Si on lui posait la question, Louie répondrait que la neurologie spatiale est une science bidon – jamais il n’a perçu d’altérations dans son esprit, seulement dans son poids et dans ses réflexes –, mais personne ne lui demande son avis. Il passe une heure à visualiser des images suggérées par le docteur Wo et à lui décrire celles qu’il reçoit dans son casque, laissant à l’homme de l’art le soin d’effectuer une évaluation complète de son système nerveux.
En règle générale, Wo fait partie de ces médecins pour lesquels « Des questions ? » signifie « Adieu » et « Je peux vous demander quelque chose, doc ? » signifie « À la prochaine ». Mais cette fois-ci, lorsqu’il a procédé à son bilan, il reste en ligne et dit à Louie :
— Il y a un autre point que j’aimerais aborder avec vous, colonel Tynan.
— Je vous écoute.
Wo se permet l’esquisse d’un sourire.
— Si je vous affirme que vous ne risquez nullement d’être renvoyé sur Terre, accepterez-vous de vous détendre et de m’écouter attentivement ?
C’est au tour de Louie de sourire.
— Okay, doc. Allez-y.
Wo détourne les yeux comme pour réfléchir, puis se lance.
— Vous savez sans doute que tous les systèmes informatiques modernes sont délibérément infectés par des codes de réplication et d’optimisation – des petits programmes qui se dupliquent lorsque c’est nécessaire et modifient les autres programmes afin de les améliorer. Par exemple, si un programme donné tourne en soixante-dix étapes et si un optimiseur découvre un moyen de le faire tourner en soixante étapes, peut-être parce que son fonctionnement est obéré par des transferts de données superflus… l’optimiseur entre alors en action. Et comme ces optimiseurs se modifient aussi les uns les autres, aucun de nous n’a une idée exacte de leur fonctionnement. Tout cela doit vous être familier, n’est-ce pas ?
— En effet. Et je ne suis pas un ordinateur, doc.
— Pas encore. Et c’est là où je veux en venir. Les dernières générations d’optimiseurs ont appris à franchir les barrières entre les systèmes d’exploitation ; ils sont capables de se traduire eux-mêmes et d’infecter des systèmes pour lesquels ils n’ont pas été conçus. De toute évidence, cette capacité accroît leur utilité dans le cadre du net, puisqu’ils se téléchargent eux-mêmes dans toute nouvelle machine et en nettoient les codes.

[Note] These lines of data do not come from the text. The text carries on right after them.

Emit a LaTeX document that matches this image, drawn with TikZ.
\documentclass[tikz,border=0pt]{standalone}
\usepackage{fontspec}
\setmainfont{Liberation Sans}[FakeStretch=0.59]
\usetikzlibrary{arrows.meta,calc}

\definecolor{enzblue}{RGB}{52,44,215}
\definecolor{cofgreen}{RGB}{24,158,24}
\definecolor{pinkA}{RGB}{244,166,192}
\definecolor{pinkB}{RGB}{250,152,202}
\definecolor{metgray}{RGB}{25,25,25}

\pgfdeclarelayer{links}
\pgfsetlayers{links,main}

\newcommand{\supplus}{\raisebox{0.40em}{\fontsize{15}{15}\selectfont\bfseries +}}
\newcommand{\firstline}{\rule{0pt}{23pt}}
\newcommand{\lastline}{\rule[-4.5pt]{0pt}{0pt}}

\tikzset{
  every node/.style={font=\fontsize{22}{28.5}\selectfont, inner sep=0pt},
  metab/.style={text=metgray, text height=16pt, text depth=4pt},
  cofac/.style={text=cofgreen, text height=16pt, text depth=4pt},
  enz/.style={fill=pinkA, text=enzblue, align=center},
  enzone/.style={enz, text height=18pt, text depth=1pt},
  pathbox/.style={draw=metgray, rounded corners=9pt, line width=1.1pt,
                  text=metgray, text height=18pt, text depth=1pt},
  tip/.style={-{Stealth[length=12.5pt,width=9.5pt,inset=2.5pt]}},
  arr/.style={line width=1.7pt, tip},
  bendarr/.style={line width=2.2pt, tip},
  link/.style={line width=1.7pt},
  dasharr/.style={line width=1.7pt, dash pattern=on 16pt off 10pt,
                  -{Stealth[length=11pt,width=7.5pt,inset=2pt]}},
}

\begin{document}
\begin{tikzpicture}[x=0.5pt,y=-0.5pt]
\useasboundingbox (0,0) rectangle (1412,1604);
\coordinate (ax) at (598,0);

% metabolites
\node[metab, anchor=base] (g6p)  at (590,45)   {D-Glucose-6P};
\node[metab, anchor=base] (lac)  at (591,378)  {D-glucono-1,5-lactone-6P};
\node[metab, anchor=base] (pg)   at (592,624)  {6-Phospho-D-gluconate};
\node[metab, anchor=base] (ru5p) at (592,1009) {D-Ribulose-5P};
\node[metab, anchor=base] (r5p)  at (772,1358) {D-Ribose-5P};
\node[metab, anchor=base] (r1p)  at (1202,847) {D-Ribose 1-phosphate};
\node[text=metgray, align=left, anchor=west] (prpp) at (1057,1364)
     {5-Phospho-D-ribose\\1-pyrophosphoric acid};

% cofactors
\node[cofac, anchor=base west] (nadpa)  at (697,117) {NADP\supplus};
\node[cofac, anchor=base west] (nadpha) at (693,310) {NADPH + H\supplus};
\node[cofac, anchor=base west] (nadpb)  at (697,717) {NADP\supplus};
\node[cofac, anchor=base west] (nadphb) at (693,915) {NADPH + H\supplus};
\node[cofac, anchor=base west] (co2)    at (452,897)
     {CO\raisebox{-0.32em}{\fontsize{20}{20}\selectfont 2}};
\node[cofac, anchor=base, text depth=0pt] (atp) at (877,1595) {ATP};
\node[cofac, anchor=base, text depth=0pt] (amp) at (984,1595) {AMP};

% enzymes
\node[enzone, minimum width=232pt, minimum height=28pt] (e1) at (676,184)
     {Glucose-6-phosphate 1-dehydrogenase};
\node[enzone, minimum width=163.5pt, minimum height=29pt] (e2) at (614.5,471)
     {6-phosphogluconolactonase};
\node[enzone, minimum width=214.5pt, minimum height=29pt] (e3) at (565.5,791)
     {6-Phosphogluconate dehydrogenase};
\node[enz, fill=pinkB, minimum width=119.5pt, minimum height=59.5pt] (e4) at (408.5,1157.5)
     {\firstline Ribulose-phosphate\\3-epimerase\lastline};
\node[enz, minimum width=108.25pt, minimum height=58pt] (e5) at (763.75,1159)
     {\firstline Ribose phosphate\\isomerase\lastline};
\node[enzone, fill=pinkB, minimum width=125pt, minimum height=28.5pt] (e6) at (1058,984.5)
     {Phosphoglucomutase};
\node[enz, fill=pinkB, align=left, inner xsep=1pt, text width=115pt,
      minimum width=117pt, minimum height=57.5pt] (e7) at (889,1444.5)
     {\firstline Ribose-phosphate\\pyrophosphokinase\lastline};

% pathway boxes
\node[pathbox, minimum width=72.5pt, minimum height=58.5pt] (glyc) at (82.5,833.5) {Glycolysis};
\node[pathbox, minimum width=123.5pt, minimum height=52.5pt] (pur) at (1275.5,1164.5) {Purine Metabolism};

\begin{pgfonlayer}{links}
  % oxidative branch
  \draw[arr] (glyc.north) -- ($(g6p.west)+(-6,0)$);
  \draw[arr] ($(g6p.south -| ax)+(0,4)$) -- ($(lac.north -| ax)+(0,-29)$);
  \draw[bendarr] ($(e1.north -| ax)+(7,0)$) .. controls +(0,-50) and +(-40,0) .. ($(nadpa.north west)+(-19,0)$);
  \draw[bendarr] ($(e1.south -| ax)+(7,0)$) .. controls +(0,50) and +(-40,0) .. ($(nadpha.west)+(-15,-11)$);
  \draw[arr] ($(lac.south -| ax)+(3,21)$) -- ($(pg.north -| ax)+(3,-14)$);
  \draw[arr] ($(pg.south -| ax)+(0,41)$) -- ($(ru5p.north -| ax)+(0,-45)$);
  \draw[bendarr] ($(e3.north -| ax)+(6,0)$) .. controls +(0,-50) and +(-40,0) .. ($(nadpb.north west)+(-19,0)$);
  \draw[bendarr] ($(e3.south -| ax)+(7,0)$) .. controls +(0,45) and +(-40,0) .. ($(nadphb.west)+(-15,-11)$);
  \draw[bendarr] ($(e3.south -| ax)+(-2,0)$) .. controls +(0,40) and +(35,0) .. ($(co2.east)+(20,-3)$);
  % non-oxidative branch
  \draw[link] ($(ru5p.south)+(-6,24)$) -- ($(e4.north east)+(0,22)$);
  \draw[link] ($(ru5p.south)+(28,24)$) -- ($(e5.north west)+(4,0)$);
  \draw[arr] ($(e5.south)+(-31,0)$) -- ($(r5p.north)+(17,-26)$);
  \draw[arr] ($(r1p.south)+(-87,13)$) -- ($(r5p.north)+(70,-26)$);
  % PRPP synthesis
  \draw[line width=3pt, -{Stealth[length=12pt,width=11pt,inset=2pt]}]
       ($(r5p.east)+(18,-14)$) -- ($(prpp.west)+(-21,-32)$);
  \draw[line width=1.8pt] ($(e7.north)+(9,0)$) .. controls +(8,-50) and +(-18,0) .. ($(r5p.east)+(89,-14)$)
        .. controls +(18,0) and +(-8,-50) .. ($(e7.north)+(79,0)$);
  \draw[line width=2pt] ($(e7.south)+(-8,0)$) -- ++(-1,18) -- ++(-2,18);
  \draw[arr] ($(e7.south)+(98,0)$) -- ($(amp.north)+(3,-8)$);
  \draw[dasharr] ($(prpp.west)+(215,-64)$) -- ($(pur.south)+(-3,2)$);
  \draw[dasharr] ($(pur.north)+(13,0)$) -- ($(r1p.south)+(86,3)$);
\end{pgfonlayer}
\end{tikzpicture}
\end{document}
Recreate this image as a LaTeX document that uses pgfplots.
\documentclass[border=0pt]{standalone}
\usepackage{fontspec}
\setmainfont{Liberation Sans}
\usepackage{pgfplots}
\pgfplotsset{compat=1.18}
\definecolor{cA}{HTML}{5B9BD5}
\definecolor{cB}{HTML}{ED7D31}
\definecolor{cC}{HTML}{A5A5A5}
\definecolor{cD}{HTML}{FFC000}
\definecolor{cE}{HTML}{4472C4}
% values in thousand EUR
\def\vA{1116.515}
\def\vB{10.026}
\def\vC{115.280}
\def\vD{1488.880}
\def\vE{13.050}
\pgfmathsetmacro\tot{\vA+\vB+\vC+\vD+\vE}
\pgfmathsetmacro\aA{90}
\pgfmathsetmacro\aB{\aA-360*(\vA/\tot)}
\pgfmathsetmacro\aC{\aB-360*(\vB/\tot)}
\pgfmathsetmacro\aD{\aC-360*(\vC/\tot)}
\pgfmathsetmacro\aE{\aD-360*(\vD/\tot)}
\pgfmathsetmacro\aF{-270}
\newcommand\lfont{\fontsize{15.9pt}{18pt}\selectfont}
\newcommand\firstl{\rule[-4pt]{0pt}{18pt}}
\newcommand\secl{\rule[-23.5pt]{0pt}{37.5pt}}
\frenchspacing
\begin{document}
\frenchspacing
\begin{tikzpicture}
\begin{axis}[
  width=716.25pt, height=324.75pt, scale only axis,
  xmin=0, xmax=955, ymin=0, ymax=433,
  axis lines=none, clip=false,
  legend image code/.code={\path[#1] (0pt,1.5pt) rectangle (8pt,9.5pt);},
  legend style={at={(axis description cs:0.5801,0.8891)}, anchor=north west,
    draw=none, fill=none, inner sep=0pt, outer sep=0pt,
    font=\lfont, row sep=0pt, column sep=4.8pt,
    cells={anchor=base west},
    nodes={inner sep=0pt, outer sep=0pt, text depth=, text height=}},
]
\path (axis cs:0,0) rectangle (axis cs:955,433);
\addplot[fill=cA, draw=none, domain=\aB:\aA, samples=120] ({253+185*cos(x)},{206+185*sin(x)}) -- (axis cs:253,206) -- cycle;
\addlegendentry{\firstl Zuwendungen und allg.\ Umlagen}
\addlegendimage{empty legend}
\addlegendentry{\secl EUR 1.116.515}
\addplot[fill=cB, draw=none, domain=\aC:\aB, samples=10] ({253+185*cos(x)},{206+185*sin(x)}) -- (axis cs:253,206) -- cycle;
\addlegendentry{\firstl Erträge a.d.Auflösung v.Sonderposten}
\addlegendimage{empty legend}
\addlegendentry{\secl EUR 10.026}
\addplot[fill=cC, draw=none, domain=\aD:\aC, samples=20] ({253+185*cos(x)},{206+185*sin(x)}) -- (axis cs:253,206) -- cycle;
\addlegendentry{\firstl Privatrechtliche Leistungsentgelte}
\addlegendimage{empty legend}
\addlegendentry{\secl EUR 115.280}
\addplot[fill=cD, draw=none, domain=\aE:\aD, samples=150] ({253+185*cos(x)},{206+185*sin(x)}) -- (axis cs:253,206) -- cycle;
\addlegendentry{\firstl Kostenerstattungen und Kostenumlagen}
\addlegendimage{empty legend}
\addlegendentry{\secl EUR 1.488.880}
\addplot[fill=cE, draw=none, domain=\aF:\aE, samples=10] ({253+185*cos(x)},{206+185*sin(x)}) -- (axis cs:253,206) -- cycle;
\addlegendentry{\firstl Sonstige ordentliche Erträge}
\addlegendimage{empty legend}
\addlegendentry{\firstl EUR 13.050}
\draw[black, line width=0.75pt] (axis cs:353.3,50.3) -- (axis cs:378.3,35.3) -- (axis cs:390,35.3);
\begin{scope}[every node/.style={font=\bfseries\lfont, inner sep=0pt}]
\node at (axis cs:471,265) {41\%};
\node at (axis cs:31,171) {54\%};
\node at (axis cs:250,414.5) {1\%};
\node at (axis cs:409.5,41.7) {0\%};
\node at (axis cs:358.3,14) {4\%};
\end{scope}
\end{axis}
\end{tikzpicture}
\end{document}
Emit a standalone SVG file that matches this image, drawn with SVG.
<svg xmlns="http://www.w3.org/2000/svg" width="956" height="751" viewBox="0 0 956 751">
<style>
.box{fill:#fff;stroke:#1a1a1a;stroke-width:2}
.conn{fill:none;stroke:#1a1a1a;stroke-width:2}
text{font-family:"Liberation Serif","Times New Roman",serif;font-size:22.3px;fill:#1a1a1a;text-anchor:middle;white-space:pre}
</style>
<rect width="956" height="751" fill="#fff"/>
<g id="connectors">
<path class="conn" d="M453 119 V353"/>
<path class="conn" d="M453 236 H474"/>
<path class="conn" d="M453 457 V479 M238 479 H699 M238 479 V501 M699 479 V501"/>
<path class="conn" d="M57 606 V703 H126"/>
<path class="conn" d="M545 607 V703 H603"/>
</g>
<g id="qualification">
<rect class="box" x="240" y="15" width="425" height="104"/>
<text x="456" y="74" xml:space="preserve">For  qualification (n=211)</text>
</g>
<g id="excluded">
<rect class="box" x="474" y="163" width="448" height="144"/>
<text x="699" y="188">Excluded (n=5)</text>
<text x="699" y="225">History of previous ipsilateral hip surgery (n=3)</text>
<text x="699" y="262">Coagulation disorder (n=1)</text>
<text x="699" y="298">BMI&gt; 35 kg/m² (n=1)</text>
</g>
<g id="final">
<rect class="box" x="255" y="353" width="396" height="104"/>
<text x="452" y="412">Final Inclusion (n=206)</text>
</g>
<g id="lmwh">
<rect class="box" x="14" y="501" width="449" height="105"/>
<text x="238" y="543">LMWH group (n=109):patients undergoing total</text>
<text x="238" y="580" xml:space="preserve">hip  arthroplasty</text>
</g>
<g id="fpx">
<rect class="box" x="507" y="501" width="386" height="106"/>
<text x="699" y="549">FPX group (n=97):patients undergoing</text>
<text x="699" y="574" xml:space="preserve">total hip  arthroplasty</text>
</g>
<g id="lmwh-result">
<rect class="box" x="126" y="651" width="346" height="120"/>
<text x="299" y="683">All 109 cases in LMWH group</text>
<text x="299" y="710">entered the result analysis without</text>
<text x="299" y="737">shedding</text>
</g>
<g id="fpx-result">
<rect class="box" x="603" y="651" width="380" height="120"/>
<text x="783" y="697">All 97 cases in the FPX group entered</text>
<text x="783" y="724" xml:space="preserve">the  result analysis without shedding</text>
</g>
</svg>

» Il y a deux ou trois ans, nous avons fait des expériences avec des cerveaux de lapins et nous avons découvert que les plus évolués des optimiseurs étaient capables de s’implanter dans le cerveau. Et une fois arrivés là… eh bien…
— Ils ont rendu vos lapins intelligents ? Vous voulez dire que je risque de devenir un génie si je passe trop de temps en téléprésence ?
— D’une certaine façon, c’est ce qui est arrivé à nos trois derniers volontaires humains. Mais on a observé sur eux des effets d’une autre nature. Je vous prie donc d’être prudent… et de me contacter si vous remarquez quoi que ce soit d’inhabituel.
Wo marque une longue pause avant de reprendre :
— Par exemple, ils ont cessé de ressentir le besoin de sommeil. Entre autres fonctions, le sommeil permet au cerveau de procéder au tri des souvenirs et au rangement de la mémoire. Comme ils avaient des optimiseurs dans la cervelle, leurs souvenirs étaient triés et leur mémoire bien rangée, ce qui fait qu’ils avaient moins besoin de sommeil.